_REQUIREMENTS_. Give back exactly the lines from the one with "Generate a web" through the one with "Chart.register(BrokenScale);", inclusive, without the images.

(Code that draws figures)
----

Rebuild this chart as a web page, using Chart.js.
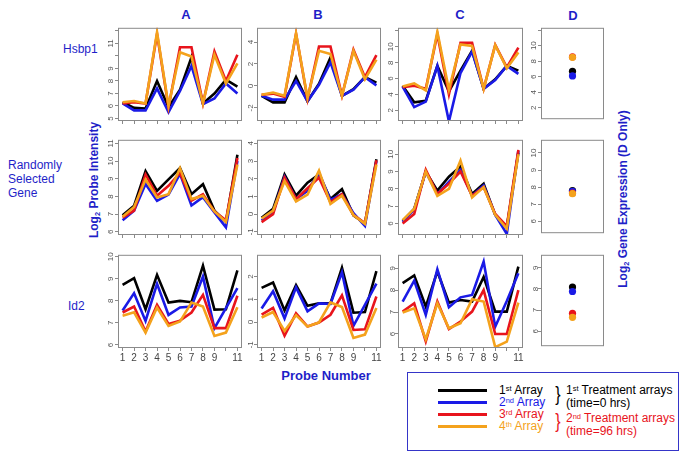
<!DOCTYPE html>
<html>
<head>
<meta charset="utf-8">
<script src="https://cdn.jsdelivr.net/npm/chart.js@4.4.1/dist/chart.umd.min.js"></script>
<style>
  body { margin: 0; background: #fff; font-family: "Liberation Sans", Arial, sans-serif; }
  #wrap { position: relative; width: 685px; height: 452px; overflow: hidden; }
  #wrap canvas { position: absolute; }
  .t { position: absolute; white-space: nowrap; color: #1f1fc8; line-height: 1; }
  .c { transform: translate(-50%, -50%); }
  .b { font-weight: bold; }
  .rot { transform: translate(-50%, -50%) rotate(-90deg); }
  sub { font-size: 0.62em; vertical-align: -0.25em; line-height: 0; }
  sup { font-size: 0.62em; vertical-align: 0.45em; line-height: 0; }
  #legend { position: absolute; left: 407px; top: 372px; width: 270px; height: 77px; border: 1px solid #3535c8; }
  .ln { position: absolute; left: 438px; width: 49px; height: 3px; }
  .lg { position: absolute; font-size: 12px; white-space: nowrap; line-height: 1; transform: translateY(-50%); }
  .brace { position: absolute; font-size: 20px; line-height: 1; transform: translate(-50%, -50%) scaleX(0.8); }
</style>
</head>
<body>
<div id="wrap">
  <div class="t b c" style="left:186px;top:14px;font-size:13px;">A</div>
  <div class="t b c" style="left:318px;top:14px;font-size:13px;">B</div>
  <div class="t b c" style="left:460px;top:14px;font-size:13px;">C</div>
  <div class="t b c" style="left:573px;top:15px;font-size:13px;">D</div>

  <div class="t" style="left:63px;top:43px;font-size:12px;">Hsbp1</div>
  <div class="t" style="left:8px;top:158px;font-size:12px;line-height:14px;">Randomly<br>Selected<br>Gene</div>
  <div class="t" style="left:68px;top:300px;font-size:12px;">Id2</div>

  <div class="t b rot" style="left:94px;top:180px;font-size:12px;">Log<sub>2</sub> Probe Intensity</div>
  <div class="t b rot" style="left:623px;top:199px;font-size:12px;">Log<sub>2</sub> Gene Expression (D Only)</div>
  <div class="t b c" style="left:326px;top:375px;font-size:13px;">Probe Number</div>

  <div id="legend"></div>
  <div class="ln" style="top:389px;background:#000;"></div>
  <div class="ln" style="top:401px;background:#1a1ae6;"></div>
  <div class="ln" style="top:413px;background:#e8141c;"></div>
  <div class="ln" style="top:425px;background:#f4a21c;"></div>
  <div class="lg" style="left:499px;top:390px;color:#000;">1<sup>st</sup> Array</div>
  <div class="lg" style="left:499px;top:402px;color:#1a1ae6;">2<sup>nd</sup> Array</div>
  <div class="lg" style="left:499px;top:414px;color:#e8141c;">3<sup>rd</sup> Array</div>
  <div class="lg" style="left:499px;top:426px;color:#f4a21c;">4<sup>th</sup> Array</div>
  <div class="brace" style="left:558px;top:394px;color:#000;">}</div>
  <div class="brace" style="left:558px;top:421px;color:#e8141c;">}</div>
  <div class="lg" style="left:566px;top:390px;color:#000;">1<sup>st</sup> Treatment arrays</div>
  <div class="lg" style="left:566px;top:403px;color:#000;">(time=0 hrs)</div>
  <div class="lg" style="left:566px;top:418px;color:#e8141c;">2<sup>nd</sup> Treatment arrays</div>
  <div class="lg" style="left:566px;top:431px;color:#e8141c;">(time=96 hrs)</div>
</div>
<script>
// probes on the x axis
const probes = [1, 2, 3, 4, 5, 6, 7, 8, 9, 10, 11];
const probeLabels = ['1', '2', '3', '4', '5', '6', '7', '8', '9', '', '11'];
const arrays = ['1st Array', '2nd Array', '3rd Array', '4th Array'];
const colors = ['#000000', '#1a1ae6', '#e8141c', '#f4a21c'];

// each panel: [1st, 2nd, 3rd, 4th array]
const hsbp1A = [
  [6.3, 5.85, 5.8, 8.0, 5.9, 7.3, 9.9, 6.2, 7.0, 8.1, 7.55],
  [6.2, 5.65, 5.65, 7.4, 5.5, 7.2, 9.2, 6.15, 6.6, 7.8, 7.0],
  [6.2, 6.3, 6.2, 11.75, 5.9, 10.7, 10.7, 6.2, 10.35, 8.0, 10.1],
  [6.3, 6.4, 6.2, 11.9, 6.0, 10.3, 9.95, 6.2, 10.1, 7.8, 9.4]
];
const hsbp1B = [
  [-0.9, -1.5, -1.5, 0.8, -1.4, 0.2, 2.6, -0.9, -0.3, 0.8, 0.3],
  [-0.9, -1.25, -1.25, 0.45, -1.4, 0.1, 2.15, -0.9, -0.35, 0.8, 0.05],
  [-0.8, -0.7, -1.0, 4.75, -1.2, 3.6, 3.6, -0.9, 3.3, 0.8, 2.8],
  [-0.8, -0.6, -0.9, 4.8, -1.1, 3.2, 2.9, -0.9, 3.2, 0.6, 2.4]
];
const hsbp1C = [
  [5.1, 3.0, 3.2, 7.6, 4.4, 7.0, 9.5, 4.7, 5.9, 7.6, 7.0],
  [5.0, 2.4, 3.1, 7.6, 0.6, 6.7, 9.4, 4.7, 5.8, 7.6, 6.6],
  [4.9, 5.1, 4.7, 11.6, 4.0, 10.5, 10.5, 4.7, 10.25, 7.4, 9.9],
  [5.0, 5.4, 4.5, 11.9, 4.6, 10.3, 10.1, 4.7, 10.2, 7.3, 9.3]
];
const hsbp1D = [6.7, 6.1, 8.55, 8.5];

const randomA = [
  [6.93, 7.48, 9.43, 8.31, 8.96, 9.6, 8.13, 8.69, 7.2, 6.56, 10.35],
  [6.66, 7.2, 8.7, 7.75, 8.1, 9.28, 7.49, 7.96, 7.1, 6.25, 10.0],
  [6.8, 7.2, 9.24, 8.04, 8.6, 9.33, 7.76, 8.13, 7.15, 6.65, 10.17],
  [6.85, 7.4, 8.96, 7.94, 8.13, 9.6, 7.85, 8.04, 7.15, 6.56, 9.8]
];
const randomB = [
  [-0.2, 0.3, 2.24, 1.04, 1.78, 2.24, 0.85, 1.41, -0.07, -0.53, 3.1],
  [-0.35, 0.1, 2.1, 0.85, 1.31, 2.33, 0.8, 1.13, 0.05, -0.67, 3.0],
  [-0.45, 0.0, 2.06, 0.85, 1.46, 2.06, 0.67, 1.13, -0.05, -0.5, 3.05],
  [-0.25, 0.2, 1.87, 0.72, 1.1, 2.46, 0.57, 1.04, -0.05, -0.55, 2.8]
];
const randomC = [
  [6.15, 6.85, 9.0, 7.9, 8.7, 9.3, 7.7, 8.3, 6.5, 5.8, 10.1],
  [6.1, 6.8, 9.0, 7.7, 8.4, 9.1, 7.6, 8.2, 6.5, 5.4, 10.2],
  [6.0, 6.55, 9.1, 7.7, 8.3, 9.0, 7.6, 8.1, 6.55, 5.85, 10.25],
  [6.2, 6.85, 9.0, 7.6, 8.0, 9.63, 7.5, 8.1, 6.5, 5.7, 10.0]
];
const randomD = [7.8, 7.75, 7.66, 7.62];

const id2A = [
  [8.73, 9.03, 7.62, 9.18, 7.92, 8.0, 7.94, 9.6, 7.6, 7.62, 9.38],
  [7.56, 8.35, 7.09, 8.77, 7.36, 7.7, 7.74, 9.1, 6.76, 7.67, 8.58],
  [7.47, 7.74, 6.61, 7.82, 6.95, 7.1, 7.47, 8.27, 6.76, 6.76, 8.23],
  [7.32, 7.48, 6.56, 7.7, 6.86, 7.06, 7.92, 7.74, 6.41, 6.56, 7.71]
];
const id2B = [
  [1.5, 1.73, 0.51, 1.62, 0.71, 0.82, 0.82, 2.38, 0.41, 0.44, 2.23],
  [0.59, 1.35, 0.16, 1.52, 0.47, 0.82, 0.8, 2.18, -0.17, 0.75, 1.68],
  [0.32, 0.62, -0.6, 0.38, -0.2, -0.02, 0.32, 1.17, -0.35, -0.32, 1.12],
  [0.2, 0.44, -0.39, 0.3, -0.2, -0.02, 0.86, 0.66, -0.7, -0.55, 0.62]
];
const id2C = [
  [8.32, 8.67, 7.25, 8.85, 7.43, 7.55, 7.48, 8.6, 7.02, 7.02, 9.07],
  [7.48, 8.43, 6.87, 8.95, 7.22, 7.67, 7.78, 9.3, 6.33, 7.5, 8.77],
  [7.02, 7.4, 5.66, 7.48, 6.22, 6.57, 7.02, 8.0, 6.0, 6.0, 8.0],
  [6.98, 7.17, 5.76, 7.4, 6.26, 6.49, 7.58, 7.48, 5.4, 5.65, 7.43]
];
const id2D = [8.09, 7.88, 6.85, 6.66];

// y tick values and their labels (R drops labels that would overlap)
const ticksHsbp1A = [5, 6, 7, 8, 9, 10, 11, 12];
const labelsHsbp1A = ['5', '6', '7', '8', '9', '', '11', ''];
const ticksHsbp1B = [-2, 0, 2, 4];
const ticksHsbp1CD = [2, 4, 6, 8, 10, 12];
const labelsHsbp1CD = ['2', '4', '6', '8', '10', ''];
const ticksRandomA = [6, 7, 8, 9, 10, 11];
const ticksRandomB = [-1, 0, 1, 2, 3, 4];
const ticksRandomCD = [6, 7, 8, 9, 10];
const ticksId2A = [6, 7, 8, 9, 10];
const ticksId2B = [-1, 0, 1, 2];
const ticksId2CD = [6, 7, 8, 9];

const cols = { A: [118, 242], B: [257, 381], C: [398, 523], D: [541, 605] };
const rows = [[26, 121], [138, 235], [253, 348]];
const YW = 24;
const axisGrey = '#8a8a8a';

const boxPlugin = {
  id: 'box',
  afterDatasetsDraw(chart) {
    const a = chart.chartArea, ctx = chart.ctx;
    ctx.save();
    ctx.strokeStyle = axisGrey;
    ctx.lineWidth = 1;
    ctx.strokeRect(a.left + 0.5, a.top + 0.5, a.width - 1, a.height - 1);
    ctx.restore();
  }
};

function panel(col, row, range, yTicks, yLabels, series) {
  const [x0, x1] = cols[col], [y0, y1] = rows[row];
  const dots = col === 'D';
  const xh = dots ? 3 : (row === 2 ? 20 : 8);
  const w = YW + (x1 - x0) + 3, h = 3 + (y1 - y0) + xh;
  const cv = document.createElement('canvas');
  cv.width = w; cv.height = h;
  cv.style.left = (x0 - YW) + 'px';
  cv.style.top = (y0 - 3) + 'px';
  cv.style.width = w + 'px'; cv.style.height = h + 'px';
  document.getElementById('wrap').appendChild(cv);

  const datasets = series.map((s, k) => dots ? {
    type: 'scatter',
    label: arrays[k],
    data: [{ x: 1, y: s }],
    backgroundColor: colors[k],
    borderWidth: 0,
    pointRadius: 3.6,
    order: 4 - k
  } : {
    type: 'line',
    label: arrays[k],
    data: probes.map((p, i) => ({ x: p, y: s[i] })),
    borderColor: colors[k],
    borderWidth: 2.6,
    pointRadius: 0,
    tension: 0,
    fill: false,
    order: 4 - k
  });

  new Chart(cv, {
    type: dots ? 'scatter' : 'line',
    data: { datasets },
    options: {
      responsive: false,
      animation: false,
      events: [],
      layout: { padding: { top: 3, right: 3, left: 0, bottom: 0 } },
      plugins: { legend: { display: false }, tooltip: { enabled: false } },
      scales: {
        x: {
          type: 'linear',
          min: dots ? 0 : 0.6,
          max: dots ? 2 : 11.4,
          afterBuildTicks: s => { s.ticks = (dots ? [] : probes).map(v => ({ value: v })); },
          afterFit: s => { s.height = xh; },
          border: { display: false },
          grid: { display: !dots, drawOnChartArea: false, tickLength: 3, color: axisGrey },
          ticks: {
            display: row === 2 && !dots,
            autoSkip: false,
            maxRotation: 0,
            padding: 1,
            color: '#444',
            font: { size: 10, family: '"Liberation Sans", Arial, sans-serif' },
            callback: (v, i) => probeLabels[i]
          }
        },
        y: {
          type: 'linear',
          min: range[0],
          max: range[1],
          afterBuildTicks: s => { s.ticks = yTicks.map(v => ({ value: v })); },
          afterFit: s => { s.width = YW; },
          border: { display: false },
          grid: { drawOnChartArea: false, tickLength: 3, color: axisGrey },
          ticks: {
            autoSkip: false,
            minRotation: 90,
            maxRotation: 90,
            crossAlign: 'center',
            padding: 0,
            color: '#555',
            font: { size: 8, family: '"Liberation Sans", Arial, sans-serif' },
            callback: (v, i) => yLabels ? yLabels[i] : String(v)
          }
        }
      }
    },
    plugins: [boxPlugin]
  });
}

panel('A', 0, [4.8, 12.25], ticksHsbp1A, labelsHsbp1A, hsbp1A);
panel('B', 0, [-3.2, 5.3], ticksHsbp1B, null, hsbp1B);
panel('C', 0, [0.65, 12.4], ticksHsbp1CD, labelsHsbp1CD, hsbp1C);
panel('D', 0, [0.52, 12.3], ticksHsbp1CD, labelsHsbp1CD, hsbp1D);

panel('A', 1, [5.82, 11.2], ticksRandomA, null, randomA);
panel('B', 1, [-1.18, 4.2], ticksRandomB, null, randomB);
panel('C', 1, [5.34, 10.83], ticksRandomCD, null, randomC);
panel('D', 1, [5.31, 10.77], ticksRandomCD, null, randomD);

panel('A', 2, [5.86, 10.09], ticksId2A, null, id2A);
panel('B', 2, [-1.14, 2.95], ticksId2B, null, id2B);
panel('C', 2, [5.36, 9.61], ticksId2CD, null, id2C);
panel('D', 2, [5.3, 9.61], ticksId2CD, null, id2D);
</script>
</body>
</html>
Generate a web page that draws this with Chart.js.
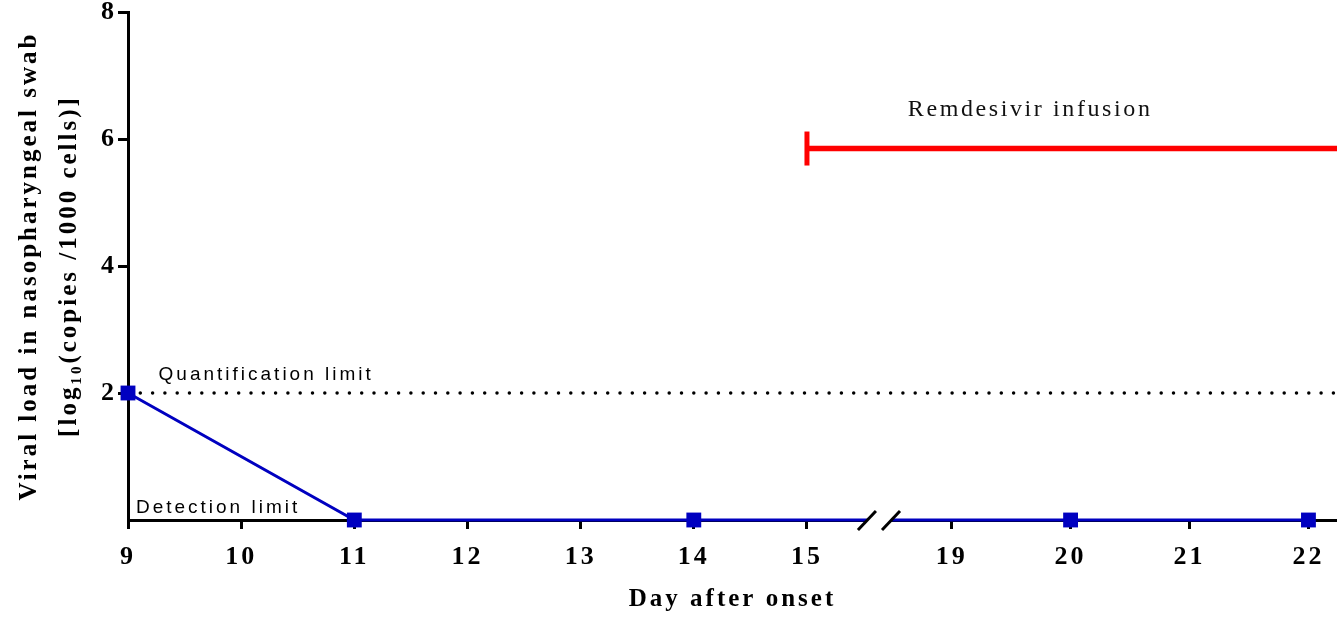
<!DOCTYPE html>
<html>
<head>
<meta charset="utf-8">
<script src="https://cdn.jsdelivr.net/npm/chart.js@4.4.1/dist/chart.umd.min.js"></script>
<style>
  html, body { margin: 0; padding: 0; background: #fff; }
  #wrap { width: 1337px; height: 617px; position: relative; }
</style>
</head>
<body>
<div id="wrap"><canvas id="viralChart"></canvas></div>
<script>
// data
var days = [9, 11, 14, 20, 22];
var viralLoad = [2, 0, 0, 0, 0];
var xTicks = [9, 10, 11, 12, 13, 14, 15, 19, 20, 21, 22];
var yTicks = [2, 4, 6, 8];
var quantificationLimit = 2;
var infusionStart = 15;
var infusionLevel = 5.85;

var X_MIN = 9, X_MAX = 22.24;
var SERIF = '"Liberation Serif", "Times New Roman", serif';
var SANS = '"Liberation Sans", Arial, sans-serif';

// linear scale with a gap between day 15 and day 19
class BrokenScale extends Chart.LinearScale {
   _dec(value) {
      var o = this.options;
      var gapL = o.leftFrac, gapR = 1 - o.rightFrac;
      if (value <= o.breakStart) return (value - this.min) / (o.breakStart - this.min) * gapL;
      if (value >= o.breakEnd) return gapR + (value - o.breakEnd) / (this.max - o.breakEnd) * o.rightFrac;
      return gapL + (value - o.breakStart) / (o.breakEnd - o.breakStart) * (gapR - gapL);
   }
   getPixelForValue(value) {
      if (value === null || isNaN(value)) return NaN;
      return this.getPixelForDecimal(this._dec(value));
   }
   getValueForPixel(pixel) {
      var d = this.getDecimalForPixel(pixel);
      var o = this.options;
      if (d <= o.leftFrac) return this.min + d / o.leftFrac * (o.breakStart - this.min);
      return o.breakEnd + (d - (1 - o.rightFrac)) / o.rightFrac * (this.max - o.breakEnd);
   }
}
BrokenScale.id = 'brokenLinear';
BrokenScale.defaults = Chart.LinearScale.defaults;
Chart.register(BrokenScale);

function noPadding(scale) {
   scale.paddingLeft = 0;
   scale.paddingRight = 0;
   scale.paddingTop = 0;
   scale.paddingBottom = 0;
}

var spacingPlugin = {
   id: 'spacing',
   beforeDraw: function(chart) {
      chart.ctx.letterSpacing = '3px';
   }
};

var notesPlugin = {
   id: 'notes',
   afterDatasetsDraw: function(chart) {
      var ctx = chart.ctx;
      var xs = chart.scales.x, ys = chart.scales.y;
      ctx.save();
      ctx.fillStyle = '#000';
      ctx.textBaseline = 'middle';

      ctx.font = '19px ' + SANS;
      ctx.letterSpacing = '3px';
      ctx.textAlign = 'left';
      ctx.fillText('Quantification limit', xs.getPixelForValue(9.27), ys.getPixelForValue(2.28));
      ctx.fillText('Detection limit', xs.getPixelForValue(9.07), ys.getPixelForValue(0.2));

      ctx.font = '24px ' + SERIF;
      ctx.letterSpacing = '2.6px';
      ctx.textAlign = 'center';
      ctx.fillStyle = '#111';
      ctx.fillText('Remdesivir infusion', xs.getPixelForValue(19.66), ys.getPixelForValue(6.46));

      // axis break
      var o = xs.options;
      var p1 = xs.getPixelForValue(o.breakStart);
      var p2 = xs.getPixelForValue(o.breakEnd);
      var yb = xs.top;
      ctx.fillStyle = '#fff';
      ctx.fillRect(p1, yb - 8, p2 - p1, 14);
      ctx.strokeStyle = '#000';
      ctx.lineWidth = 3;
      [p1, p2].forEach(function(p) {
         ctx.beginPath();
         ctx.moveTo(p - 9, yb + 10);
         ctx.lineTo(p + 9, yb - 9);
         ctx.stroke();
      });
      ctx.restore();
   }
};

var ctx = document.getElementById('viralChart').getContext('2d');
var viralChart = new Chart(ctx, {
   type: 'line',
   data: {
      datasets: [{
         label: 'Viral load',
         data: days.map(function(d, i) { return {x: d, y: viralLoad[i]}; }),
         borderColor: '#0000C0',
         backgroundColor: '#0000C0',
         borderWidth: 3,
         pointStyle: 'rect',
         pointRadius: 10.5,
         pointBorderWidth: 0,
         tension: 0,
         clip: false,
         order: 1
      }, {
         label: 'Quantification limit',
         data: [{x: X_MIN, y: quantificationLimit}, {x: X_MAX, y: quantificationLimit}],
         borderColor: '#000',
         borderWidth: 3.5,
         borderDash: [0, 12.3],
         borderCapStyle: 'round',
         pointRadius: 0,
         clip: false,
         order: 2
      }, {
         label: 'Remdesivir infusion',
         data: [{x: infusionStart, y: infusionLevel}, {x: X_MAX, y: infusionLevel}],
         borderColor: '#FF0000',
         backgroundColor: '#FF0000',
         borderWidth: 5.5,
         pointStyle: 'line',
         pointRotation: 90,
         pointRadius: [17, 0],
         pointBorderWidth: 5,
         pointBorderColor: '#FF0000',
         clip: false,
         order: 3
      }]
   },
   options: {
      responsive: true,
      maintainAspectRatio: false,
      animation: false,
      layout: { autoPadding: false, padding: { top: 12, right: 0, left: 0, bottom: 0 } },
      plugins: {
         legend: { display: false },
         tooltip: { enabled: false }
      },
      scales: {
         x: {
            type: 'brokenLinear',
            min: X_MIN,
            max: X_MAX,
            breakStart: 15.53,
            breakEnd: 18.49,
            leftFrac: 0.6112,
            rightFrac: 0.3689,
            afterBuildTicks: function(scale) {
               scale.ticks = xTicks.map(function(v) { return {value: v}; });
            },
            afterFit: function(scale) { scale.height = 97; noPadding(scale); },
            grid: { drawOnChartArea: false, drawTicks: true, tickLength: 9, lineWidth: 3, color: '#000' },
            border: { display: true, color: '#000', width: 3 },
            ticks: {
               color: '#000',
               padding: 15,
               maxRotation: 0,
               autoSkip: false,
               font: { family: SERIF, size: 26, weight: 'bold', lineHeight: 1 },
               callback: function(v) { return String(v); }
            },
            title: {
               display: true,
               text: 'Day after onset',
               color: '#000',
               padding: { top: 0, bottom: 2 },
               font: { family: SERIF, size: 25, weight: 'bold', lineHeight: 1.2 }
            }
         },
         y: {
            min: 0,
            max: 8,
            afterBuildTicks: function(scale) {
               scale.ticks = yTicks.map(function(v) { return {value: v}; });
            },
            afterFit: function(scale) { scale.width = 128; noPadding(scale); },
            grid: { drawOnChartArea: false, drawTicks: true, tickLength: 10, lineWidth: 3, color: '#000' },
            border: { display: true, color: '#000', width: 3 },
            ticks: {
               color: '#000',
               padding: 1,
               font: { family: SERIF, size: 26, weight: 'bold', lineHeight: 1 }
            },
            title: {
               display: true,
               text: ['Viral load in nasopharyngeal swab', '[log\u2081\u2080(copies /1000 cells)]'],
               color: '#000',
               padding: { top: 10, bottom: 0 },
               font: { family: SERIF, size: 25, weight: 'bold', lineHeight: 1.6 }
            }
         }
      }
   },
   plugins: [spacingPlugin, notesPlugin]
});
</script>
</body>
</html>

----

_OUTPUT OF THE TASK_.
Generate a web page that draws this with Chart.js.
<!DOCTYPE html>
<html>
<head>
<meta charset="utf-8">
<script src="https://cdn.jsdelivr.net/npm/chart.js@4.4.1/dist/chart.umd.min.js"></script>
<style>
  html, body { margin: 0; padding: 0; background: #fff; }
  #wrap { width: 1337px; height: 617px; position: relative; }
</style>
</head>
<body>
<div id="wrap"><canvas id="viralChart"></canvas></div>
<script>
// data
var days = [9, 11, 14, 20, 22];
var viralLoad = [2, 0, 0, 0, 0];
var xTicks = [9, 10, 11, 12, 13, 14, 15, 19, 20, 21, 22];
var yTicks = [2, 4, 6, 8];
var quantificationLimit = 2;
var infusionStart = 15;
var infusionLevel = 5.85;

var X_MIN = 9, X_MAX = 22.24;
var SERIF = '"Liberation Serif", "Times New Roman", serif';
var SANS = '"Liberation Sans", Arial, sans-serif';

// linear scale with a gap between day 15 and day 19
class BrokenScale extends Chart.LinearScale {
   _dec(value) {
      var o = this.options;
      var gapL = o.leftFrac, gapR = 1 - o.rightFrac;
      if (value <= o.breakStart) return (value - this.min) / (o.breakStart - this.min) * gapL;
      if (value >= o.breakEnd) return gapR + (value - o.breakEnd) / (this.max - o.breakEnd) * o.rightFrac;
      return gapL + (value - o.breakStart) / (o.breakEnd - o.breakStart) * (gapR - gapL);
   }
   getPixelForValue(value) {
      if (value === null || isNaN(value)) return NaN;
      return this.getPixelForDecimal(this._dec(value));
   }
   getValueForPixel(pixel) {
      var d = this.getDecimalForPixel(pixel);
      var o = this.options;
      if (d <= o.leftFrac) return this.min + d / o.leftFrac * (o.breakStart - this.min);
      return o.breakEnd + (d - (1 - o.rightFrac)) / o.rightFrac * (this.max - o.breakEnd);
   }
}
BrokenScale.id = 'brokenLinear';
BrokenScale.defaults = Chart.LinearScale.defaults;
Chart.register(BrokenScale);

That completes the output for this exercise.